**Aim**
Gather all lines in the records below that include the word "this".

**Material provided**

%%

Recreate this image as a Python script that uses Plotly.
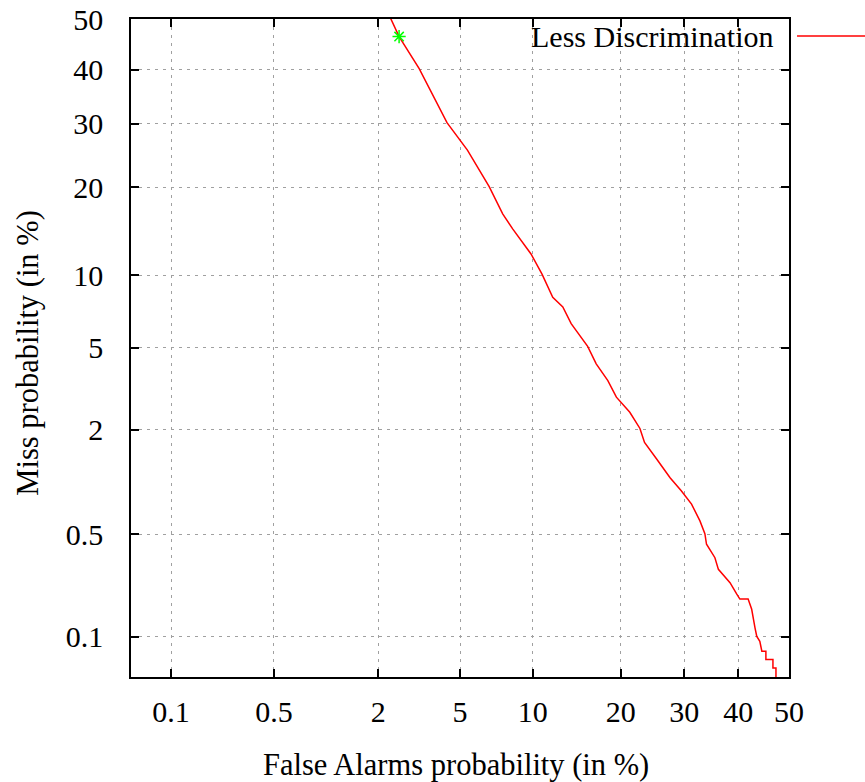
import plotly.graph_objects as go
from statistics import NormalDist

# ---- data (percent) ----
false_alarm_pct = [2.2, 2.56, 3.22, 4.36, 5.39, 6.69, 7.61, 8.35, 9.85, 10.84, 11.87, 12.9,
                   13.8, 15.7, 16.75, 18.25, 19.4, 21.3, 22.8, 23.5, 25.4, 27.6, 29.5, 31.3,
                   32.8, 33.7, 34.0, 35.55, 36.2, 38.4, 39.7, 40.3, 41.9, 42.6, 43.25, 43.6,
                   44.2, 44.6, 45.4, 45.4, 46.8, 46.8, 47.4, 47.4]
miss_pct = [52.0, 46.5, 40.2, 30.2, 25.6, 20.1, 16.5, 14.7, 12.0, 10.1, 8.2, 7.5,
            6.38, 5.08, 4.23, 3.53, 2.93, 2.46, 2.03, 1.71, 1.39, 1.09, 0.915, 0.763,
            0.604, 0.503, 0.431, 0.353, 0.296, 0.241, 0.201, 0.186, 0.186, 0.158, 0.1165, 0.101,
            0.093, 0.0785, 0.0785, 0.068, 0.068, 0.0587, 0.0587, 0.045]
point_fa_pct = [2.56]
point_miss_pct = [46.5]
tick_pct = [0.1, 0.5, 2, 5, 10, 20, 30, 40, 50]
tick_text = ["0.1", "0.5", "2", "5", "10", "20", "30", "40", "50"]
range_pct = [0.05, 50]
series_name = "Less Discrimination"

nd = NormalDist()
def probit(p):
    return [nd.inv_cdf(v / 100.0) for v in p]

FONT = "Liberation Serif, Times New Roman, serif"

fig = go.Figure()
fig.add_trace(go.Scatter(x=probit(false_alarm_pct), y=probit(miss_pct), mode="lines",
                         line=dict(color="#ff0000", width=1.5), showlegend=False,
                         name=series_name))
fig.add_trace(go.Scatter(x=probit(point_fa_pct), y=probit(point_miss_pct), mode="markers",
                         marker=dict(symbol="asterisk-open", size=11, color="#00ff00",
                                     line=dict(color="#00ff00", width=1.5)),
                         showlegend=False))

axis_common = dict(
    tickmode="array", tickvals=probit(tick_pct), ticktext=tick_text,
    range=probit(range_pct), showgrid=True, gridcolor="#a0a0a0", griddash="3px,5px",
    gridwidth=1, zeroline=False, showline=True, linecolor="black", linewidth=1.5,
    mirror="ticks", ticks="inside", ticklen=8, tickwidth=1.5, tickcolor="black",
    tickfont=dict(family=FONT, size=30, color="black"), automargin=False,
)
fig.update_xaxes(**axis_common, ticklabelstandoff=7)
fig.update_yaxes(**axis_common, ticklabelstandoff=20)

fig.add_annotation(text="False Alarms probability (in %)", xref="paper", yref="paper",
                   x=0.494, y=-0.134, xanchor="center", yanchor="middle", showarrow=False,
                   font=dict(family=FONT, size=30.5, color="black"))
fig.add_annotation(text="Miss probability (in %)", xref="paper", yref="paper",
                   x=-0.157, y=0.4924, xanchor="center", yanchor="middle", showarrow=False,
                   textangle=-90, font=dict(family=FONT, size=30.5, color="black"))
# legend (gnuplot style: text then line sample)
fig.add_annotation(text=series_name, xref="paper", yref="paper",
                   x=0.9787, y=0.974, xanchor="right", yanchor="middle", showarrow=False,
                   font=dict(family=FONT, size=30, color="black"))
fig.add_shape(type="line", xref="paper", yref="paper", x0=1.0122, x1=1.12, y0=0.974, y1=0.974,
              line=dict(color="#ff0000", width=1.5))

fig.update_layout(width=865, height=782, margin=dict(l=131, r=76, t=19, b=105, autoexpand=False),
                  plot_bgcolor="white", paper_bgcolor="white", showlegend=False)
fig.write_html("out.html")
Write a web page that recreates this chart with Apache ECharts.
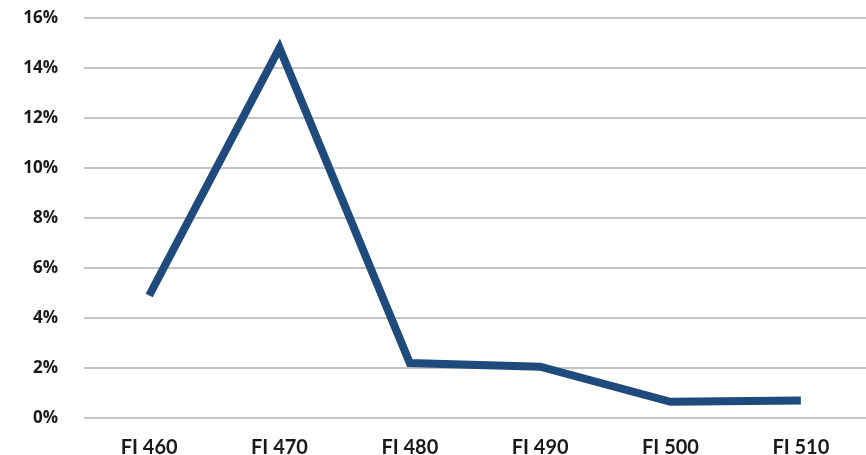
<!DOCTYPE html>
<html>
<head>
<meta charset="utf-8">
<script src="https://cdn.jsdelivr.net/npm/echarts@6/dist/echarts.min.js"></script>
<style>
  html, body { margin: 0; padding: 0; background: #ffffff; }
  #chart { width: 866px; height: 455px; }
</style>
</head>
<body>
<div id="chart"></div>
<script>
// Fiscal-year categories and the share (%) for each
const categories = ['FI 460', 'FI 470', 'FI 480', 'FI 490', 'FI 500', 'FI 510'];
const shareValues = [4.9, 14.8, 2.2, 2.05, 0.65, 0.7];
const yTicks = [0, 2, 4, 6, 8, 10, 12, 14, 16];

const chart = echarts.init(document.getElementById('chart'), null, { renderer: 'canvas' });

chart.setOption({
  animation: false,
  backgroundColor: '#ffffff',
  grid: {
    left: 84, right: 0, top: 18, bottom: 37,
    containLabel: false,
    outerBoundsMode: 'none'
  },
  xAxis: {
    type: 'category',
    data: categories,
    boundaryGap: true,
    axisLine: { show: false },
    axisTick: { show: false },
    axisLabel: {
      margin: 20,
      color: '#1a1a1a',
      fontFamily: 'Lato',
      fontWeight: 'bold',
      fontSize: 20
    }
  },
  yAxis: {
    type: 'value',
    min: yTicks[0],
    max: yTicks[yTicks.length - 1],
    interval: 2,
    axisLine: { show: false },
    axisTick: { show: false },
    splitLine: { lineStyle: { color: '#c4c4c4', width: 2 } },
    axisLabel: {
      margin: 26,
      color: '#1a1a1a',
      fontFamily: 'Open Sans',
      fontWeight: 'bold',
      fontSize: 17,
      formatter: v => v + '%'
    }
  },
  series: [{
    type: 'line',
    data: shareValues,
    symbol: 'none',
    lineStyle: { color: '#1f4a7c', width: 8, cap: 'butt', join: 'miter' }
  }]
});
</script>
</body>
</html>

%%
%%

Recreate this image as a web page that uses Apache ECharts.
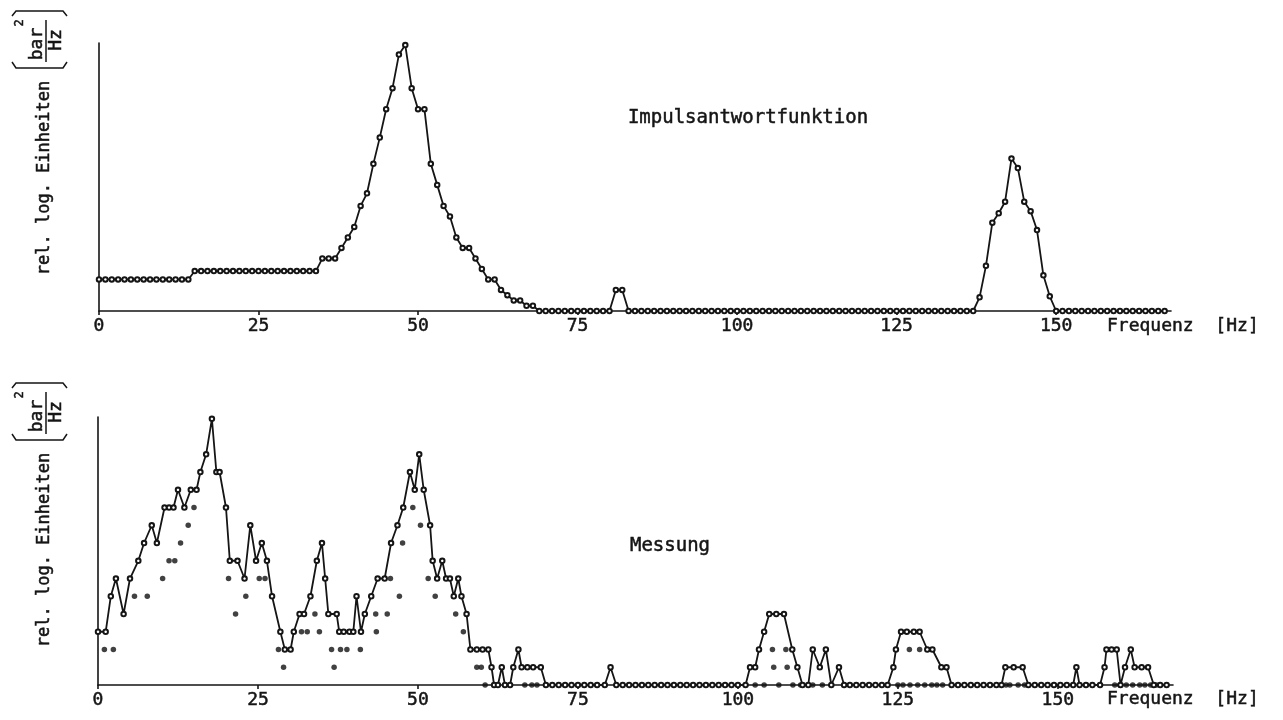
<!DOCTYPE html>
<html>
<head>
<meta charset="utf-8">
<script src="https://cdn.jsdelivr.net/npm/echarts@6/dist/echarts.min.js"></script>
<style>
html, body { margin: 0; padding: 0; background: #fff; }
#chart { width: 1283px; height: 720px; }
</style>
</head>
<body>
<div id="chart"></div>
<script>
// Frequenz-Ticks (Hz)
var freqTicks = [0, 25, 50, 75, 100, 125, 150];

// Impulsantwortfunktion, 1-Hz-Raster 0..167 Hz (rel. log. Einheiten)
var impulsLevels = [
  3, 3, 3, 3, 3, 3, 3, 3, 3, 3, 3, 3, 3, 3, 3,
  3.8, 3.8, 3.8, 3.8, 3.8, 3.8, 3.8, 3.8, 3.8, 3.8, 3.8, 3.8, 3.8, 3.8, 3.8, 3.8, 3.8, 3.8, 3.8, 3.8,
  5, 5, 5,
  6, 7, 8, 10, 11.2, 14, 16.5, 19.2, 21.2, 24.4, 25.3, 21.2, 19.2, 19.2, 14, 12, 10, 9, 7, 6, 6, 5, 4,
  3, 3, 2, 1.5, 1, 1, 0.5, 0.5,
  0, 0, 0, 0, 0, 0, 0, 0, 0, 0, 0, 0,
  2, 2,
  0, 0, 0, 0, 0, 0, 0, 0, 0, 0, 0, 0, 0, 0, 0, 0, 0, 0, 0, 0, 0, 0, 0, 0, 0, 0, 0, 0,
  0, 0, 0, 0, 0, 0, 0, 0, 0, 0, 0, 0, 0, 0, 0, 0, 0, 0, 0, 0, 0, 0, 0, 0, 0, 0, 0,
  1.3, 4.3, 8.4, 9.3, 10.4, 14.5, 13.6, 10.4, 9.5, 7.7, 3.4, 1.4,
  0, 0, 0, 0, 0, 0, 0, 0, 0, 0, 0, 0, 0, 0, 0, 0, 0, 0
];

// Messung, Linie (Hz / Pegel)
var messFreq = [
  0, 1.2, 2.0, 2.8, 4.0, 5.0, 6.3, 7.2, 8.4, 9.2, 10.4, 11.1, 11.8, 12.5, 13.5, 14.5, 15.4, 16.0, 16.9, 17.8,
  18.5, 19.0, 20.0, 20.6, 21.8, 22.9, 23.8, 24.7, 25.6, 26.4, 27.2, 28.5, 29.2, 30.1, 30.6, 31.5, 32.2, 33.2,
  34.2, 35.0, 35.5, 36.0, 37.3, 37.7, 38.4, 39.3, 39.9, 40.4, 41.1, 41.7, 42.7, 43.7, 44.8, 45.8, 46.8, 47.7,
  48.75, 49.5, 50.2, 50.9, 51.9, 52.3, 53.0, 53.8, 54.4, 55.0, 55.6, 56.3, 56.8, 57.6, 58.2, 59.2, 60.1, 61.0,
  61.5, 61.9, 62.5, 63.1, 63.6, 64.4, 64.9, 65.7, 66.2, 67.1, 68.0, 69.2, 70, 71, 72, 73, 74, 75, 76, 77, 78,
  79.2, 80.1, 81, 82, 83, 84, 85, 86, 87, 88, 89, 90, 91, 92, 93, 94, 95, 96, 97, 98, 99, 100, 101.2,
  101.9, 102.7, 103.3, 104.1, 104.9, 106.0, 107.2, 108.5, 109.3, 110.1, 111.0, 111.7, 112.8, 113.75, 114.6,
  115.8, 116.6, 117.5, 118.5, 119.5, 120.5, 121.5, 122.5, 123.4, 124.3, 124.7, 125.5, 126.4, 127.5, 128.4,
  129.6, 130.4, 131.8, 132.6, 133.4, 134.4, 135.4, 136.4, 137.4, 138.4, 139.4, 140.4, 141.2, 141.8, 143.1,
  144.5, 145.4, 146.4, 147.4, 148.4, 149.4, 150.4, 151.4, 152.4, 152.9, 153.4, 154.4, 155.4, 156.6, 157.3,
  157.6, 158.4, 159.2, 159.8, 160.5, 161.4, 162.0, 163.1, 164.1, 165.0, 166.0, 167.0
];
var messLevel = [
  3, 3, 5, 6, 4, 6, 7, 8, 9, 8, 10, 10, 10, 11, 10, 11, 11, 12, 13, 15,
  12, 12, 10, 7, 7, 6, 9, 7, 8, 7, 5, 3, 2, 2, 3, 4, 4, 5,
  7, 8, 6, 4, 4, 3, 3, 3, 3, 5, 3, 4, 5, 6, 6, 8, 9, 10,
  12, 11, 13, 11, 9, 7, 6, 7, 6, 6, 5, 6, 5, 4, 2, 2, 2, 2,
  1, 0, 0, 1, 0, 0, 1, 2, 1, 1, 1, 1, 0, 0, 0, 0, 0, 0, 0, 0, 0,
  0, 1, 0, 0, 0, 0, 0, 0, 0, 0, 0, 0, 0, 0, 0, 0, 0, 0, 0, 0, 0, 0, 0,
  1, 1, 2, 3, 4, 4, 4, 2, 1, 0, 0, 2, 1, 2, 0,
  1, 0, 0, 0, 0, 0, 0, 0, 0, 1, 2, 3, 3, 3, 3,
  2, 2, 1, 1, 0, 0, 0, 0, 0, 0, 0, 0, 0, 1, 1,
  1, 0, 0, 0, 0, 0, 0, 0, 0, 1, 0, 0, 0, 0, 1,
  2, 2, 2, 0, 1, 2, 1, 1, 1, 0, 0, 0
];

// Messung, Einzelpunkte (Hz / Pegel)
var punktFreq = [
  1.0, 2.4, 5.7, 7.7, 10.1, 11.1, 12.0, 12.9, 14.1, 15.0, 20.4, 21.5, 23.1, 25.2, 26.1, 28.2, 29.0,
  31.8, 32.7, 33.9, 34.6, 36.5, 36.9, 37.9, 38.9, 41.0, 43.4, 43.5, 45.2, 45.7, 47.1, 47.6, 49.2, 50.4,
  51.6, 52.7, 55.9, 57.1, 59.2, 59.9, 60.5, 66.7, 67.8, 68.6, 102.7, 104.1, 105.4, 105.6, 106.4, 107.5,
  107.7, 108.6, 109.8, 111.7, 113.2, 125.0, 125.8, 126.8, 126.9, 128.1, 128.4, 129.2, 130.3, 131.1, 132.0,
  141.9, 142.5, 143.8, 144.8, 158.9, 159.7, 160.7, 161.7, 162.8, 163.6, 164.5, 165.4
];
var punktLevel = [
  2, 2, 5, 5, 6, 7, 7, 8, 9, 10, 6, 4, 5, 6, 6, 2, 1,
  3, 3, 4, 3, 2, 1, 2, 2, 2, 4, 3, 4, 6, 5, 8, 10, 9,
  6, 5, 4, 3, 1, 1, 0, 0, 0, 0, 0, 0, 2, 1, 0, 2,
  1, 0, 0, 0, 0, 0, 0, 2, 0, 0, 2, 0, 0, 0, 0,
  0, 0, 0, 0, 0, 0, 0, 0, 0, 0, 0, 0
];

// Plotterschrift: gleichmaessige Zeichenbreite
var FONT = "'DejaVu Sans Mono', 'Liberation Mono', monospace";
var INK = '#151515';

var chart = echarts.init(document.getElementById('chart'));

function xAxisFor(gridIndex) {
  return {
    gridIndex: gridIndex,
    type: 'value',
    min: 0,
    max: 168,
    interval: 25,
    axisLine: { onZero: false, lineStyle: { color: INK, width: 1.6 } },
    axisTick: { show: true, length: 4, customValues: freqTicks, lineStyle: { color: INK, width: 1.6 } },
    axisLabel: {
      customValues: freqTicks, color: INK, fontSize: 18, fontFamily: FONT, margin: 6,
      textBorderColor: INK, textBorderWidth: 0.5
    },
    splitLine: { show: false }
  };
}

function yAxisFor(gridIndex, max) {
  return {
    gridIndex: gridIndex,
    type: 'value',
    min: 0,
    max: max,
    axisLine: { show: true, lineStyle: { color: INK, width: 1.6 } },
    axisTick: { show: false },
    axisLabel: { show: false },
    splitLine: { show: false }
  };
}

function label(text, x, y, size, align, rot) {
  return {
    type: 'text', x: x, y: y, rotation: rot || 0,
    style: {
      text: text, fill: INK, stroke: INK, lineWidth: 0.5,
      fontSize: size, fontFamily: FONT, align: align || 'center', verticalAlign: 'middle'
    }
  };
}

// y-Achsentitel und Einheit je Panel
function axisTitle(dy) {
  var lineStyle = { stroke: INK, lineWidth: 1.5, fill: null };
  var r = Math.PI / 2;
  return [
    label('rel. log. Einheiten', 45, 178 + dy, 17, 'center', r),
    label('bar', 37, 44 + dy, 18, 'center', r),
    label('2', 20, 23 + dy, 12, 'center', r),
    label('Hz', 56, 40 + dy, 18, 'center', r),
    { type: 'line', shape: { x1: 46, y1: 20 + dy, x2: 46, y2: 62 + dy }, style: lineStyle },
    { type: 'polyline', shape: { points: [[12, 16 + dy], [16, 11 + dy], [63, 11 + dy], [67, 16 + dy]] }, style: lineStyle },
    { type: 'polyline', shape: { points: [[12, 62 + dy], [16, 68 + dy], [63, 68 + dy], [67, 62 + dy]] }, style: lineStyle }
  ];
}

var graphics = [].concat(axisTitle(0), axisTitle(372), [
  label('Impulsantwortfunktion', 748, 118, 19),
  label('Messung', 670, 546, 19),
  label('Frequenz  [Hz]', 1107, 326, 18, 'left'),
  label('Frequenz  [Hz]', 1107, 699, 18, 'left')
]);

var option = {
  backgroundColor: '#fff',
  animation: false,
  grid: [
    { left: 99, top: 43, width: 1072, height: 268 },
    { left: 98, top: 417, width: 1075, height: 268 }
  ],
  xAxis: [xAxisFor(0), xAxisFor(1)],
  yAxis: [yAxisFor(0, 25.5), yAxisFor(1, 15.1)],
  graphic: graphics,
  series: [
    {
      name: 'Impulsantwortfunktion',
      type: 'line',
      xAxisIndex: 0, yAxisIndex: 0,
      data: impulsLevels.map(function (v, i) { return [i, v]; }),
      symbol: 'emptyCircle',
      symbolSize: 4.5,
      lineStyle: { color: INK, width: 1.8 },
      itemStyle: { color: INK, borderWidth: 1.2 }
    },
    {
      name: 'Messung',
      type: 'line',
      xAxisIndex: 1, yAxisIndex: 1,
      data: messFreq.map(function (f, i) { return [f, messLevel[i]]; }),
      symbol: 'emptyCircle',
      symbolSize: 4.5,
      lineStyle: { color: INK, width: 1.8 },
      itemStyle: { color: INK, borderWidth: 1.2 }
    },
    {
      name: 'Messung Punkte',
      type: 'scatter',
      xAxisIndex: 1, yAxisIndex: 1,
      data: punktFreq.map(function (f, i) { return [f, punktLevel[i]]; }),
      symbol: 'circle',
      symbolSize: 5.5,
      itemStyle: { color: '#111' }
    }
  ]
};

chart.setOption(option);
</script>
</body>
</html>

%%

**The result**
Recreate this image as a Python script that uses Plotly.
Write a web page that recreates this chart with Apache ECharts.
Recreate this image as a web page that uses Apache ECharts.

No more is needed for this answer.